What Drives Managers to Micromanage Four underlying causes explain most cases. Lack of trust, either in the specific employee or in employees generally, which often traces back to the manager's own career and confidence. Perfectionism that doesn't distinguish between work that needs to be perfect and work that needs to be done. Anxiety about accountability, where the manager fears being blamed for a team member's mistake and tries to prevent mistakes by controlling the work. And skill gap: the manager doesn't know how to manage outcomes, so they manage activity instead.
The underlying cause matters because the fix differs. A trust problem needs relationship work. A perfectionism problem needs feedback and coaching. An accountability problem needs structural changes (clearer RACIs, better escalation processes). A skill problem needs training.
How Does Micromanagement Affect Team Performance? Three measurable effects. Lower engagement scores, particularly on items about autonomy and trust. Higher turnover among high performers, who have other options and leave fastest when they feel unnecessarily constrained. And slower decision-making across the whole team, because work stalls waiting for manager sign-off. The team with a micromanager usually underperforms a similar team with an engaged manager by a visible margin within 6 to 12 months.
Isn't Some Level of Oversight Necessary? Yes, especially for new hires, high-stakes work, and regulated activities. The right amount of oversight depends on the employee's experience, the consequences of a mistake, and the clarity of the instructions. A useful guideline: oversight should decrease as the employee demonstrates competence. A manager who treats a 5-year veteran the way they treat a new hire is micromanaging.

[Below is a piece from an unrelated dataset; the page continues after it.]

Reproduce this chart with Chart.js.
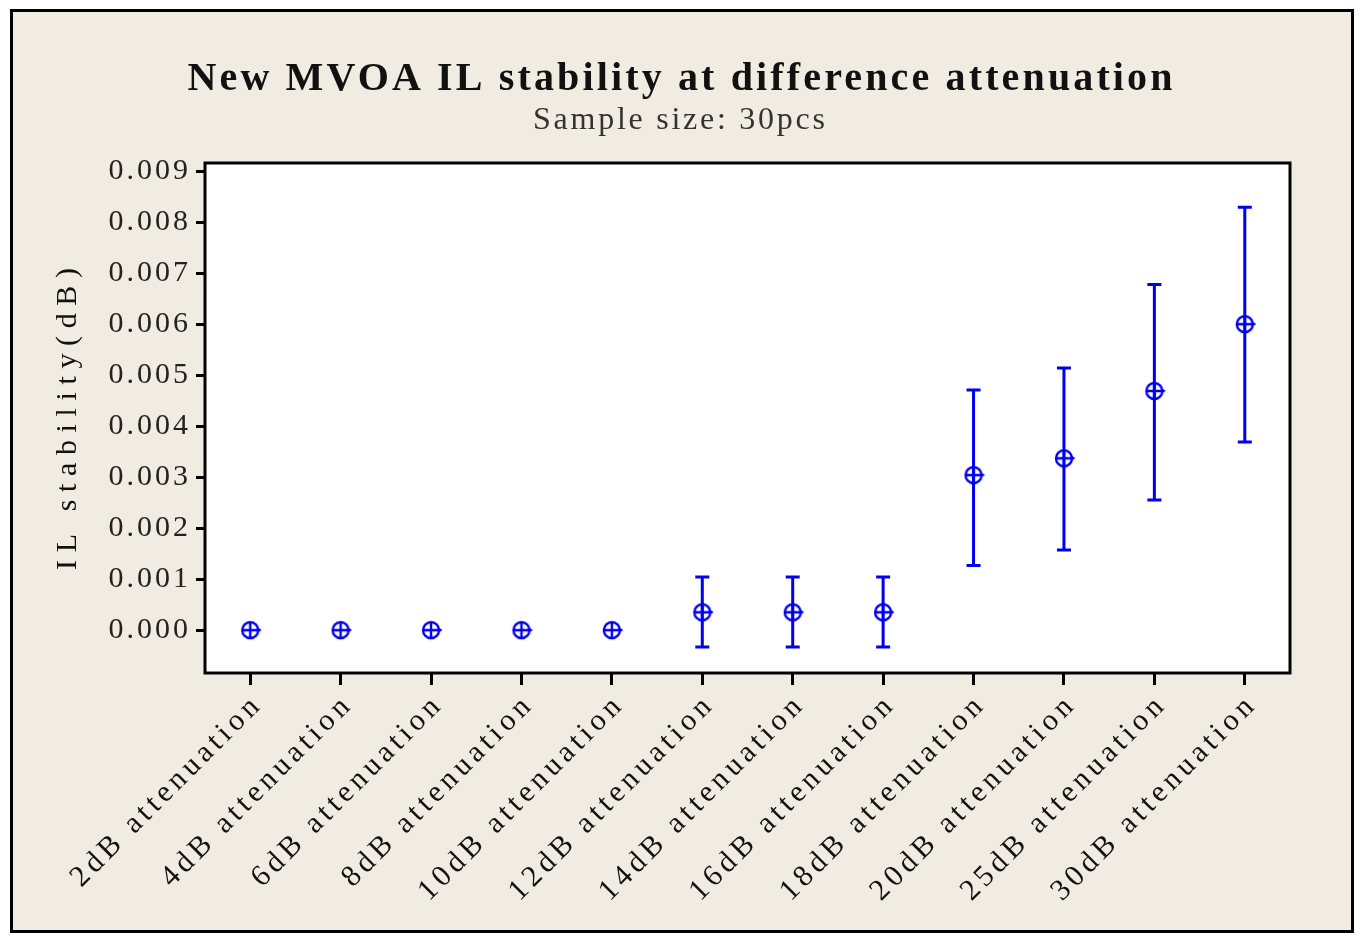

How to Fix Micromanagement Behavior Four practical changes have the biggest impact. First, define decision rights explicitly: for each type of decision, agree with each direct report whether it requires manager approval, just notification, or neither. Second, move from activity review to outcome review: check in on results at defined milestones rather than watching work in progress. Third, practice delegation with scaffolding: delegate outcomes, define quality standards, agree on check-in cadence, then stay out of the work between check-ins. Fourth, seek feedback structurally: ask each direct report what they need more of and less of, and act on the feedback visibly.
Managers who want to change this behavior often need coaching help, because micromanagement is frequently invisible to the person doing it. A peer coach, executive coach, or structured performance review process that includes upward feedback can surface what the manager doesn't see.
Why Micromanagement Shows Up in Engagement Data Four engagement survey items reliably flag micromanagement risk. "I have the autonomy I need to do my job well." "My manager trusts me to make decisions." "I'm encouraged to take initiative." "My manager removes blockers rather than creating them." Scores on these items that trend below the overall engagement average, especially for specific teams, typically indicate a micromanagement pattern.
For related concepts: employee engagement , turnover , and management styles . The Bureau of Labor Statistics publishes management-occupation data at bls.gov/ooh/management .
Making Micromanagement a Solvable People Problem Three organizational practices reduce the frequency of micromanagement patterns. Include upward feedback in every performance review, with specific questions about autonomy and trust. Train managers on delegation explicitly, not just leadership in general. And calibrate manager performance ratings on team engagement and retention, not only on team output. A manager whose team performs well but scores low on autonomy and burns through talent isn't a successful manager. They're an expensive one.